ただ、そんななかも、ステイホームで逆に注目されたのか、女性でベンチプレスをやる人が増えているようです。やはり、筋トレから興味を持たれるようですね。20数年前の自分が始めた頃のことを考えると、うれしいです」
年が明ければ、5月にはカザフスタンで、20連覇のかかる世界大会が開催される予定だ。
「現在は週1で地元のジムで調整しながら、月1で横浜のジムまで行き本格的に練習しています。車で往復5時間かけても通うのは、信頼できるトレーナーがいるからです。試合のセコンドもそうですが、この目には見えない信頼、安心感がベンチプレス競技では重要です。

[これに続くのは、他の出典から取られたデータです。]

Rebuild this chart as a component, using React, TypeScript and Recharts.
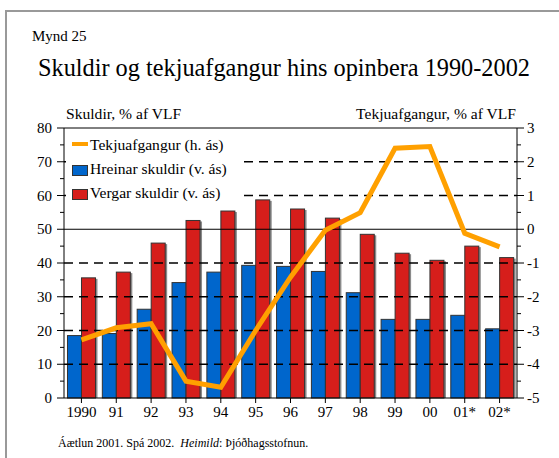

まず、1月の全日本で勝って代表となり、世界大会では優勝して20連覇したい。その先のことは、またそのとき考えます。家族は『キリのいい20回でやめろ』ですかね(笑)。自分のなかでは、100kgを挙げられなくなったら辞め時かな、と思っています」
ベンチプレスの世界では、階級さえ下げれば90代の選手もいたというが。
「私自身は、あくまで自然体に、と思っています。仕事をしながら週1の練習だった私が、いわぱ世界にポッと出て優勝できた。なんだか、ガンガン練習している人には申し訳ない思いもあるんです。そして今は、長く続けてきたことで、こうして雑誌の取材を受けたり、テレビの『ジャンクスポーツ』(フジテレビ系)にも呼ばれたり。だから、これからも自分らしさをなくさずに、ベンチとも付き合っていことう思っています」
最後に、競技以外の息抜きを聞いた。
「たまの温泉と、友人とのランチ。世界大会に向けて減量も考えてますけど、ランチ後のお茶では、大好きなショートケーキは我慢しません!」
最後も、また笑顔。この明るさが、20連覇のプレッシャーもきっと吹き飛ばしてしまうだろう。